Problem statement
Collect every line below that contains the word "this".

Working data

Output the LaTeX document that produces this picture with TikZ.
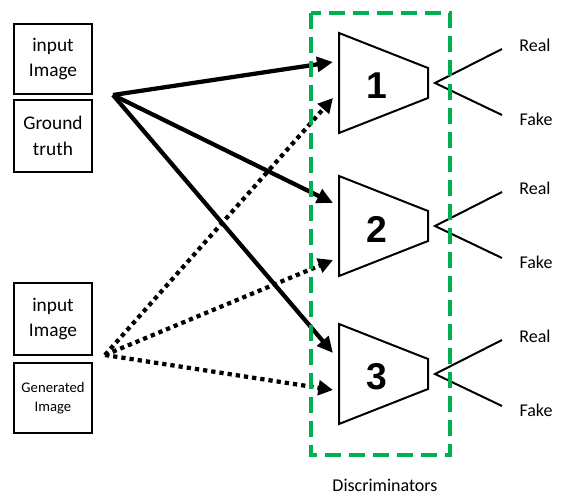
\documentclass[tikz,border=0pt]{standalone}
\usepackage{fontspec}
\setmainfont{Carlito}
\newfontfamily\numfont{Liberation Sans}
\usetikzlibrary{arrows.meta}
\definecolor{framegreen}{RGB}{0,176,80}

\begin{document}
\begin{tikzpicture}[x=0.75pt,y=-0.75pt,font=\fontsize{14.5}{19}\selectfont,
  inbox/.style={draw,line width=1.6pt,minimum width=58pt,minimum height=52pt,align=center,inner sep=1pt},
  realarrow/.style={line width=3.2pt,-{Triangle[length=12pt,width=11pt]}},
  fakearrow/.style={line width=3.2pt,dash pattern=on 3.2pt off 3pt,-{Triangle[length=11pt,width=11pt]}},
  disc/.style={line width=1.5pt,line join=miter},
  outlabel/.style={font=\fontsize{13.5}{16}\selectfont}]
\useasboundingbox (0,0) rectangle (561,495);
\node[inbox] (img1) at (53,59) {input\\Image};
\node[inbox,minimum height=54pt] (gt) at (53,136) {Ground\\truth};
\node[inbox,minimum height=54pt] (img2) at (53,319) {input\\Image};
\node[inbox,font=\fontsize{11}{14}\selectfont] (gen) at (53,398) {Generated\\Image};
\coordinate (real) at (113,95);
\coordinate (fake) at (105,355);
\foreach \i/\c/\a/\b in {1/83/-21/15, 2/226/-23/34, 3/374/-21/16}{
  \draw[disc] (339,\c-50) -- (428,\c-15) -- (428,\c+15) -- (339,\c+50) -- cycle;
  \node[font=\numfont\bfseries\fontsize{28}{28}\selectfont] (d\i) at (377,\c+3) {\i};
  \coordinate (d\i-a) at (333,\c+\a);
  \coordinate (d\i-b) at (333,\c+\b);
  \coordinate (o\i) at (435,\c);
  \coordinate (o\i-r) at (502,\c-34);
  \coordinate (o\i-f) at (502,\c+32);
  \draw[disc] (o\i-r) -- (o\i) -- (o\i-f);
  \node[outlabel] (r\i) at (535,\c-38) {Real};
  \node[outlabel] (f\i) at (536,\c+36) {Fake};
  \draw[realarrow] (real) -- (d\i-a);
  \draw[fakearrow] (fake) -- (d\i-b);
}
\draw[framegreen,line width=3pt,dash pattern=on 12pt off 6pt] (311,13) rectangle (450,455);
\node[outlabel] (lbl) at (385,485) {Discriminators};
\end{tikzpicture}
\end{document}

...

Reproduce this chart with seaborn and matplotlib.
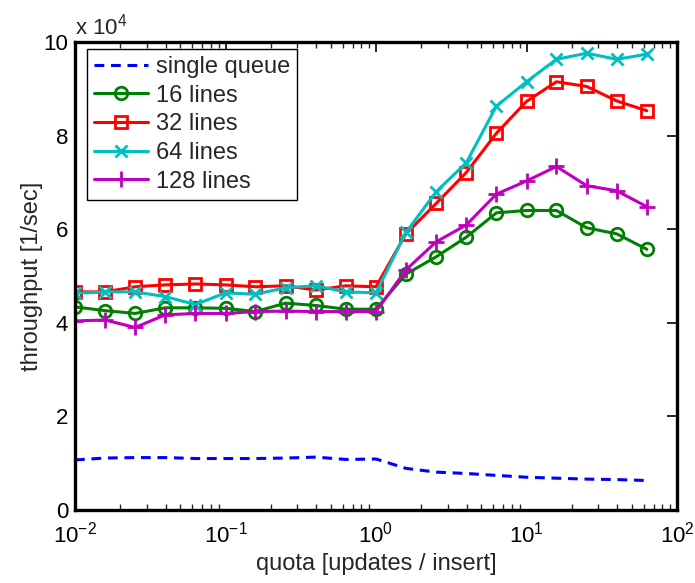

Response
Output the LaTeX document that produces this picture with TikZ.
Reproduce this chart with seaborn and matplotlib.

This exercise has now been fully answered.